Los Angeles Department of Transportation and Medeco Nexgen: Secured Parking Technology Pays Off for Second Largest Metro Market in U.S.
Stolen or lost parking meter keys make unattended meters open targets for many cities. The result is lost revenue that is almost impossible to trace. The City of Los Angeles Department of Transportation (LADOT) generates more than $50M from managing more than 36,000 parking meters sprawling over 470 square miles.
The task of managing parking revenue was a daunting one for the City of Los Angeles Department of Transportation (LADOT) because thieves are always looking for an easy way to get a little cash—or coins, as is the case in city-operated parking meters across the U.S. The Medeco Nexgen eCylinder fit the bill for such a large-scale metered parking program.
The Key to Thousands of Dollars
Retrieval of the coins is accessed by an independent contractor who uses a key to open and close the meter three days a week. If one of the keys to access the coin meter is stolen or lost, these unattended meters can result in thousands of dollars of lost revenue, depending on the size of the zone to which the key is assigned.

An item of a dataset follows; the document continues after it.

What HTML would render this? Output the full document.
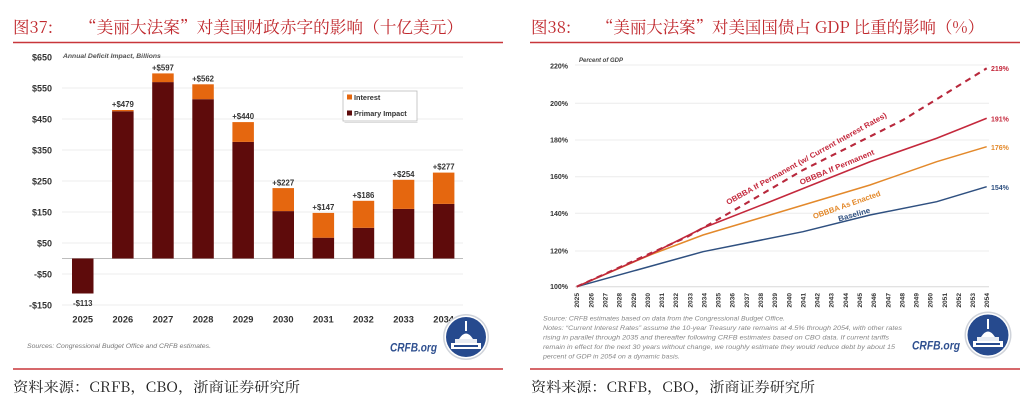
<!DOCTYPE html>
<html><head><meta charset="utf-8"><style>
html,body{margin:0;padding:0;background:#fff;}
svg{display:block;}
.b{font-family:"Liberation Sans",sans-serif;font-weight:bold;}
.t{font-family:"Noto Serif CJK SC","Liberation Serif",serif;}
</style></head><body>
<svg width="1024" height="402" viewBox="0 0 1024 402" xmlns="http://www.w3.org/2000/svg">
<rect width="1024" height="402" fill="#fff"/>

<!-- ============ LEFT TITLE ============ -->
<text class="t" x="13" y="33" font-size="16.5" fill="#c0282d">图37:</text>
<text class="t" x="80" y="33" font-size="16.5" fill="#c0282d" textLength="383" lengthAdjust="spacingAndGlyphs">“美丽大法案”对美国财政赤字的影响（十亿美元）</text>
<line x1="13" y1="42.5" x2="503" y2="42.5" stroke="#c8363a" stroke-width="1.6"/>

<!-- left gridlines -->
<g stroke="#ececec" stroke-width="1">
<line x1="62" y1="57" x2="463" y2="57"/>
<line x1="62" y1="88" x2="463" y2="88"/>
<line x1="62" y1="119" x2="463" y2="119"/>
<line x1="62" y1="150" x2="463" y2="150"/>
<line x1="62" y1="181" x2="463" y2="181"/>
<line x1="62" y1="212" x2="463" y2="212"/>
<line x1="62" y1="243" x2="463" y2="243"/>
<line x1="62" y1="274" x2="463" y2="274"/>
<line x1="62" y1="305" x2="463" y2="305"/>
</g>
<line x1="62" y1="258.5" x2="463" y2="258.5" stroke="#bdbdbd" stroke-width="1"/>

<!-- left y labels -->
<g class="b" font-size="9" fill="#333" text-anchor="end">
<text x="52" y="60.5">$650</text>
<text x="52" y="91.5">$550</text>
<text x="52" y="122.5">$450</text>
<text x="52" y="153.5">$350</text>
<text x="52" y="184.5">$250</text>
<text x="52" y="215.5">$150</text>
<text x="52" y="246.5">$50</text>
<text x="52" y="277.5">-$50</text>
<text x="52" y="308.5">-$150</text>
</g>
<text x="63" y="58" font-family="Liberation Sans,sans-serif" font-size="6.8" font-style="italic" font-weight="bold" fill="#555">Annual Deficit Impact, Billions</text>

<!-- bars -->
<g fill="#5e0b0b">
<rect x="72" y="258.5" width="21.5" height="35"/>
<rect x="112.1" y="111.25" width="21.5" height="147.25"/>
<rect x="152.2" y="82.1" width="21.5" height="176.4"/>
<rect x="192.3" y="99.2" width="21.5" height="159.3"/>
<rect x="232.4" y="141.9" width="21.5" height="116.6"/>
<rect x="272.5" y="211.1" width="21.5" height="47.4"/>
<rect x="312.6" y="237.7" width="21.5" height="20.8"/>
<rect x="352.7" y="227.8" width="21.5" height="30.7"/>
<rect x="392.8" y="208.9" width="21.5" height="49.6"/>
<rect x="432.9" y="203.9" width="21.5" height="54.6"/>
</g>
<g fill="#e5670f">
<rect x="112.1" y="110" width="21.5" height="1.25"/>
<rect x="152.2" y="73.4" width="21.5" height="8.7"/>
<rect x="192.3" y="84.3" width="21.5" height="14.9"/>
<rect x="232.4" y="122.1" width="21.5" height="19.8"/>
<rect x="272.5" y="188.1" width="21.5" height="23"/>
<rect x="312.6" y="212.9" width="21.5" height="24.8"/>
<rect x="352.7" y="200.8" width="21.5" height="27"/>
<rect x="392.8" y="179.8" width="21.5" height="29.1"/>
<rect x="432.9" y="172.6" width="21.5" height="31.3"/>
</g>

<!-- bar labels -->
<g class="b" font-size="7.8" fill="#333" text-anchor="middle">
<text x="82.75" y="306">-$113</text>
<text x="122.85" y="107">+$479</text>
<text x="162.95" y="70.5">+$597</text>
<text x="203.05" y="81.3">+$562</text>
<text x="243.15" y="119">+$440</text>
<text x="283.25" y="185.5">+$227</text>
<text x="323.35" y="210">+$147</text>
<text x="363.45" y="198">+$186</text>
<text x="403.55" y="177">+$254</text>
<text x="443.65" y="169.7">+$277</text>
</g>

<!-- x labels -->
<g class="b" font-size="9.3" fill="#333" text-anchor="middle">
<text x="82.75" y="322.5">2025</text>
<text x="122.85" y="322.5">2026</text>
<text x="162.95" y="322.5">2027</text>
<text x="203.05" y="322.5">2028</text>
<text x="243.15" y="322.5">2029</text>
<text x="283.25" y="322.5">2030</text>
<text x="323.35" y="322.5">2031</text>
<text x="363.45" y="322.5">2032</text>
<text x="403.55" y="322.5">2033</text>
<text x="443.65" y="322.5">2034</text>
</g>

<!-- legend -->
<rect x="343" y="91" width="74" height="30" fill="#fff" stroke="#bbb" stroke-width="0.8"/>
<rect x="344.5" y="122" width="73" height="1" fill="#ddd"/>
<rect x="347" y="94.5" width="5" height="5" fill="#e5670f"/>
<rect x="347" y="110.5" width="5" height="5" fill="#5e0b0b"/>
<g class="b" font-size="7.3" fill="#333">
<text x="354" y="100">Interest</text>
<text x="354" y="116">Primary Impact</text>
</g>

<!-- sources -->
<text x="27" y="348" font-family="Liberation Sans,sans-serif" font-size="6.3" font-style="italic" fill="#777" textLength="184" lengthAdjust="spacingAndGlyphs">Sources: Congressional Budget Office and CRFB estimates.</text>
<text x="390" y="351.5" class="b" font-style="italic" font-size="12" fill="#2e4f8f" textLength="47" lengthAdjust="spacingAndGlyphs">CRFB.org</text>

<!-- left logo -->
<g transform="translate(466,337)">
<circle r="23" fill="#cfd3da"/>
<circle r="21.5" fill="#fff"/>
<circle r="20" fill="#264a8e"/>
<path d="M-1,-16 L1,-16 L1,-6 L-1,-6 Z" fill="#fff"/>
<path d="M-7,2 Q0,-9 7,2 Z" fill="#fff"/>
<rect x="-11" y="2" width="22" height="4" fill="#e8ecf3"/>
<rect x="-15" y="6" width="30" height="6" fill="#fff"/>
<rect x="-12" y="8" width="24" height="2" fill="#264a8e"/>
</g>

<line x1="13" y1="369" x2="503" y2="369" stroke="#c8363a" stroke-width="1.4"/>
<text class="t" x="13" y="392" font-size="14.3" fill="#222" textLength="287" lengthAdjust="spacingAndGlyphs">资料来源：CRFB，CBO，浙商证券研究所</text>

<!-- ============ RIGHT TITLE ============ -->
<text class="t" x="531" y="33" font-size="16.5" fill="#c0282d">图38:</text>
<text class="t" x="597" y="33" font-size="16.5" fill="#c0282d" textLength="387" lengthAdjust="spacingAndGlyphs">“美丽大法案”对美国国债占 GDP 比重的影响（%）</text>
<line x1="530" y1="42.5" x2="1020" y2="42.5" stroke="#c8363a" stroke-width="1.6"/>

<!-- right gridlines -->
<g stroke="#ececec" stroke-width="1">
<line x1="575" y1="65" x2="989" y2="65"/>
<line x1="575" y1="103.3" x2="989" y2="103.3"/>
<line x1="575" y1="140" x2="989" y2="140"/>
<line x1="575" y1="176.7" x2="989" y2="176.7"/>
<line x1="575" y1="213.3" x2="989" y2="213.3"/>
<line x1="575" y1="251" x2="989" y2="251"/>
</g>
<line x1="575" y1="286.7" x2="989" y2="286.7" stroke="#d8d8d8" stroke-width="1"/>

<g class="b" font-size="7" fill="#333" text-anchor="end">
<text x="568" y="68.5">220%</text>
<text x="568" y="105.8">200%</text>
<text x="568" y="142.5">180%</text>
<text x="568" y="179.2">160%</text>
<text x="568" y="215.8">140%</text>
<text x="568" y="253.5">120%</text>
<text x="568" y="289.2">100%</text>
</g>
<text x="579" y="62" font-family="Liberation Sans,sans-serif" font-size="6" font-style="italic" font-weight="bold" fill="#444">Percent of GDP</text>

<!-- series -->
<polyline fill="none" stroke="#2f5080" stroke-width="1.5" points="576.7,286.7 703,251.7 803,231.7 870,215 936.7,201.7 986.7,186.7"/>
<polyline fill="none" stroke="#e3892b" stroke-width="1.5" points="576.7,286.7 650,255 703,235 770,215 870,185 936.7,161.7 986.7,146.7"/>
<polyline fill="none" stroke="#c4283c" stroke-width="1.6" points="576.7,286.7 650,254.5 703,228 770,201.7 870,161.7 936.7,138.3 986.7,118.3"/>
<polyline fill="none" stroke="#b8283c" stroke-width="2.1" stroke-dasharray="6,5" points="576.7,286.7 650,253.5 687,237 745,204 803,170 903,120 986.7,68.3"/>

<!-- series labels -->
<g class="b" font-size="7.6">
<text transform="translate(728,205) rotate(-29)" fill="#c4283c" textLength="182" lengthAdjust="spacingAndGlyphs">OBBBA If Permanent (w/ Current Interest Rates)</text>
<text transform="translate(801,185) rotate(-22.7)" fill="#c4283c" textLength="80" lengthAdjust="spacingAndGlyphs">OBBBA If Permanent</text>
<text transform="translate(814,219) rotate(-19.3)" fill="#e3892b" textLength="71" lengthAdjust="spacingAndGlyphs">OBBBA As Enacted</text>
<text transform="translate(839,221.5) rotate(-16)" fill="#2f5080" textLength="33" lengthAdjust="spacingAndGlyphs">Baseline</text>
</g>
<g class="b" font-size="7">
<text x="991" y="71" fill="#c4283c">219%</text>
<text x="991" y="121.5" fill="#c4283c">191%</text>
<text x="991" y="150" fill="#e3892b">176%</text>
<text x="991" y="190" fill="#2f5080">154%</text>
</g>

<!-- right x labels (rotated) -->
<g class="b" font-size="6.6" fill="#333" text-anchor="end">
<text transform="translate(579.2,293) rotate(-90)">2025</text>
<text transform="translate(593.4,293) rotate(-90)">2026</text>
<text transform="translate(607.5,293) rotate(-90)">2027</text>
<text transform="translate(621.6,293) rotate(-90)">2028</text>
<text transform="translate(635.8,293) rotate(-90)">2029</text>
<text transform="translate(649.9,293) rotate(-90)">2030</text>
<text transform="translate(664.0,293) rotate(-90)">2031</text>
<text transform="translate(678.2,293) rotate(-90)">2032</text>
<text transform="translate(692.3,293) rotate(-90)">2033</text>
<text transform="translate(706.5,293) rotate(-90)">2034</text>
<text transform="translate(720.6,293) rotate(-90)">2035</text>
<text transform="translate(734.7,293) rotate(-90)">2036</text>
<text transform="translate(748.9,293) rotate(-90)">2037</text>
<text transform="translate(763.0,293) rotate(-90)">2038</text>
<text transform="translate(777.2,293) rotate(-90)">2039</text>
<text transform="translate(791.3,293) rotate(-90)">2040</text>
<text transform="translate(805.4,293) rotate(-90)">2041</text>
<text transform="translate(819.6,293) rotate(-90)">2042</text>
<text transform="translate(833.7,293) rotate(-90)">2043</text>
<text transform="translate(847.9,293) rotate(-90)">2044</text>
<text transform="translate(862.0,293) rotate(-90)">2045</text>
<text transform="translate(876.1,293) rotate(-90)">2046</text>
<text transform="translate(890.3,293) rotate(-90)">2047</text>
<text transform="translate(904.4,293) rotate(-90)">2048</text>
<text transform="translate(918.6,293) rotate(-90)">2049</text>
<text transform="translate(932.7,293) rotate(-90)">2050</text>
<text transform="translate(946.8,293) rotate(-90)">2051</text>
<text transform="translate(961.0,293) rotate(-90)">2052</text>
<text transform="translate(975.1,293) rotate(-90)">2053</text>
<text transform="translate(989.2,293) rotate(-90)">2054</text>
</g>

<!-- notes -->
<g font-family="Liberation Sans,sans-serif" font-size="6.2" font-style="italic" fill="#888">
<text x="543" y="320.5" textLength="242" lengthAdjust="spacingAndGlyphs">Source: CRFB estimates based on data from the Congressional Budget Office.</text>
<text x="543" y="330" textLength="359" lengthAdjust="spacingAndGlyphs">Notes: “Current Interest Rates” assume the 10-year Treasury rate remains at 4.5% through 2054, with other rates</text>
<text x="543" y="339.5" textLength="346" lengthAdjust="spacingAndGlyphs">rising in parallel through 2035 and thereafter following CRFB estimates based on CBO data. If current tariffs</text>
<text x="543" y="349" textLength="352" lengthAdjust="spacingAndGlyphs">remain in effect for the next 30 years without change, we roughly estimate they would reduce debt by about 15</text>
<text x="543" y="358.5" textLength="137" lengthAdjust="spacingAndGlyphs">percent of GDP in 2054 on a dynamic basis.</text>
</g>
<text x="912" y="349.5" class="b" font-style="italic" font-size="12" fill="#2e4f8f" textLength="48" lengthAdjust="spacingAndGlyphs">CRFB.org</text>

<!-- right logo -->
<g transform="translate(988,335)">
<circle r="23.5" fill="#cfd3da"/>
<circle r="22" fill="#fff"/>
<circle r="20.5" fill="#264a8e"/>
<path d="M-1,-16 L1,-16 L1,-6 L-1,-6 Z" fill="#fff"/>
<path d="M-7,2 Q0,-9 7,2 Z" fill="#fff"/>
<rect x="-11" y="2" width="22" height="4" fill="#e8ecf3"/>
<rect x="-15" y="6" width="30" height="6" fill="#fff"/>
<rect x="-12" y="8" width="24" height="2" fill="#264a8e"/>
</g>

<line x1="530" y1="369" x2="1020" y2="369" stroke="#c8363a" stroke-width="1.4"/>
<text class="t" x="531" y="392" font-size="14.3" fill="#222" textLength="284" lengthAdjust="spacingAndGlyphs">资料来源：CRFB，CBO，浙商证券研究所</text>
</svg>
</body></html>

A secondary threat to revenue was entire parking meters being stolen from time to time. Thieves would cut off the tops of the meters, take them away, remove the cylinder and make duplicate keys that fit the cylinder. The LADOT parking meters were not previously individually keyed, so if a key is duplicated, it fit all of the meters in that zone.
An intelligent Nexgen lock eliminates the ability to duplicate a key—ever. LADOT needed a way to ensure meters were being serviced according to the collection schedule—the number one request was an audit report of the time and date stamp that can be recorded for every attempt to open or close the meter. LADOT’s contract meter collectors are issued keys at the time of deployment that are then returned when the route collection is complete.
A new system would provide an audit of how collectors were making their way through the routes in a timely manner. In addition, the new Nexgen system would solve the need—and cost—for rekeying because if a key was lost or stolen, it might be days before anyone was aware it had happened.
Large-Scale Needs Demanded a Stellar Solution
Medeco created a trial program for LADOT in 2005 that covered installation of 1,200 electronic locks. The meter locks typically come pre-installed on the vault doors; the entire door is then replaced on the meter rather than just the lock.
The team at Medeco discovered that by simply adjusting some mechanical dimensions on the existing Medeco Nexgen product line, cylinders could be customized and retrofitted into existing meters without any changes to the meter doors, creating huge value for the city with relative ease of installation—just two minutes instead of ten. The Nexgen technology was effective in securing revenue and managing collection activities.
Based on success of the trial program, LADOT and Medeco deployed a second and third round of cylinders throughout the city, bringing the total number of meter upgrades to nearly 40,000.
The LADOT project was completed for the City of Los Angeles over a five-year time frame to identify and address any issues that arose during deployment of the units. The team strived to meet the needs and concerns of the municipality—the largest city in California and the second largest urban area in the nation.
“Every project of this magnitude is going to have issues along the way," said the Medeco Nexgen system deployment lead, "Working in a city with a population of 3.7M people that rely on cars to get around means you need a lot of parking meters—and each meter needs to be secure and accountable.”
LADOT and Its Future Parking Revenue
This level of customer service is what led LADOT to award Medeco with the next level of the parking revenue project. In addition to securing the single parking space meters, LADOT needed the same physical security along with scheduling and auditing capabilities for hundreds of its multiparking units and collection carts, which housed cash deposits from the route collections.
Medeco launched its Mobile Programming Units recently and the LADOT maintenance department will have the ability soon to respond to repair calls directly from the field without having to return to home base to have keys reprogrammed. The Mobile Programming Unit allows the key holder to update key credentials from the field, eliminating the need to recall the key.
The deployment team adds, “It’s very rewarding to be part of such a win-win project. Not only has the project system performed well and created significant value for the City of Los Angeles, it has also made a big impact on the Medeco Nexgen business and demonstrated our ability to manage a project of this scale.”
Looking back on the project, Dan Mitchell adds, “Medeco has gone above and beyond my expectations from start to finish. That’s a nice and rare thing to say about a company in this day and age.”